So which fix(es) exactly work for you and solve your lockup issue?

Comments

Francois Romieu May 22, 2016, 10:36 p.m. UTC | #1

Lino Sanfilippo <LinoSanfilippo@gmx.de> :
[...]
> --- a/drivers/net/ethernet/arc/emac_main.c
> +++ b/drivers/net/ethernet/arc/emac_main.c
> @@ -159,12 +159,22 @@ static void arc_emac_tx_clean(struct net_device *ndev)
>  		unsigned int *txbd_dirty = &priv->txbd_dirty;
>  		struct arc_emac_bd *txbd = &priv->txbd[*txbd_dirty];
>  		struct buffer_state *tx_buff = &priv->tx_buff[*txbd_dirty];
> -		struct sk_buff *skb = tx_buff->skb;
>  		unsigned int info = le32_to_cpu(txbd->info);
> +		struct sk_buff *skb;
>  

Insert a smp_rmb() here to close one window for an outdated txbd_dirty value
(the "arc_emac_tx_clean wrote txbd_curr and issued smp_wmb" one).

Actually, insert smp_rmb() at the start of arc_emac_tx_clean() as it
does not need to be performed withing the loop and would penalize it.

Given the implicit smp barriers in the non-driver code, I consider
"arc_emac_tx_clean on one CPU does not read latest txbd_dirty value written
by previous arc_emac_tx_clean on different CPU" as utter onanism but
issueing smp_rmb() at the start of arc_emac_tx_clean() nails it as well.

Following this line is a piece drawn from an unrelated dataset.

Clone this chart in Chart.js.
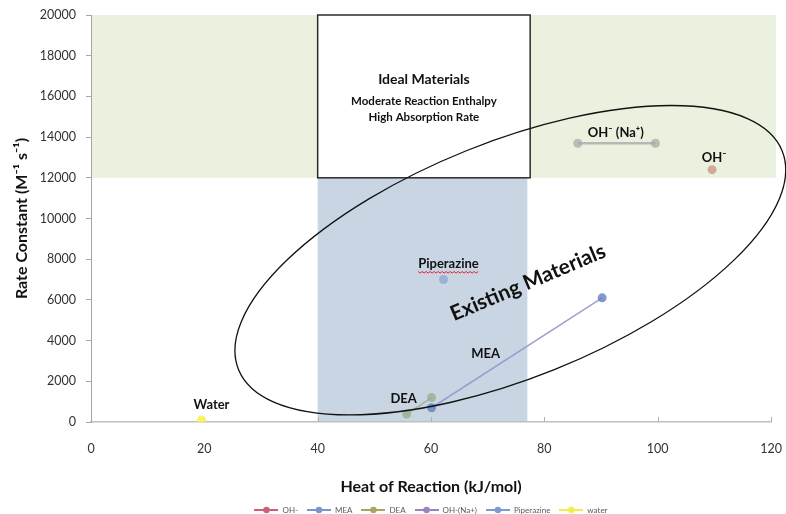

> -		if ((info & FOR_EMAC) || !txbd->data || !skb)
> +		if (*txbd_dirty == priv->txbd_curr)
>  			break;

Ok, it's just the "while (priv->txbd_dirty != priv->txbd_curr) {" loop
in disguise.

>  
> +		/* Make sure curr pointer is consistent with info */
> +		rmb();
> +
> +		info = le32_to_cpu(txbd->info);
> +
> +		if (info & FOR_EMAC)
> +			break;

With proper ordering + barrier in arc_emac_tx() you can relax it to smp_rmb().

> +
> +		skb = tx_buff->skb;
> +
>  		if (unlikely(info & (DROP | DEFR | LTCL | UFLO))) {
>  			stats->tx_errors++;
>  			stats->tx_dropped++;
> @@ -195,8 +205,8 @@ static void arc_emac_tx_clean(struct net_device *ndev)
>  		*txbd_dirty = (*txbd_dirty + 1) % TX_BD_NUM;
>  	}
>  
> -	/* Ensure that txbd_dirty is visible to tx() before checking
> -	 * for queue stopped.
> +	/* Ensure that txbd_dirty is visible to tx() and we see the most recent
> +	 * value for txbd_curr.
>  	 */
>  	smp_mb();
>  
> @@ -680,35 +690,29 @@ static int arc_emac_tx(struct sk_buff *skb, struct net_device *ndev)
>  	dma_unmap_len_set(&priv->tx_buff[*txbd_curr], len, len);
>  
>  	priv->txbd[*txbd_curr].data = cpu_to_le32(addr);
> -
> -	/* Make sure pointer to data buffer is set */
> -	wmb();
> +	priv->tx_buff[*txbd_curr].skb = skb;
>  
>  	skb_tx_timestamp(skb);
>  
>  	*info = cpu_to_le32(FOR_EMAC | FIRST_OR_LAST_MASK | len);

No.

You need dma_wmb() after skb_tx_timestamp() to commit skb_tx_timestamp() [*]
and data = cpu_to_le32(addr).

[*] I doubt anyone want a dma_sync_single_...() here.

>  
> -	/* Make sure info word is set */
> +	/* 1. Make sure that with respect to tx_clean everything is set up
> +	 * properly before we advance txbd_curr.
> +	 * 2. Make sure writes to DMA descriptors are completed before we inform
> +	 * the hardware.
> +	 */
>  	wmb();

Yes, either wmb() or smp_wmb() + dma_wmb().

>  
> -	priv->tx_buff[*txbd_curr].skb = skb;
> -
>  	/* Increment index to point to the next BD */
>  	*txbd_curr = (*txbd_curr + 1) % TX_BD_NUM;
>  
> -	/* Ensure that tx_clean() sees the new txbd_curr before
> -	 * checking the queue status. This prevents an unneeded wake
> -	 * of the queue in tx_clean().
> +	/* Ensure we see the most recent value of txbd_dirty and tx_clean() sees
> +	 * the updated value of txbd_curr.
>  	 */
>  	smp_mb();

Nit: s/the most/a/

"a" as in "arc_emac_tx_clean() _is_ racing with arc_emac_tx"

>  
> -	if (!arc_emac_tx_avail(priv)) {
> +	if (!arc_emac_tx_avail(priv))
>  		netif_stop_queue(ndev);
> -		/* Refresh tx_dirty */
> -		smp_mb();
> -		if (arc_emac_tx_avail(priv))
> -			netif_start_queue(ndev);
> -	}

No.

I may sound like an old record but the revalidation part must be kept.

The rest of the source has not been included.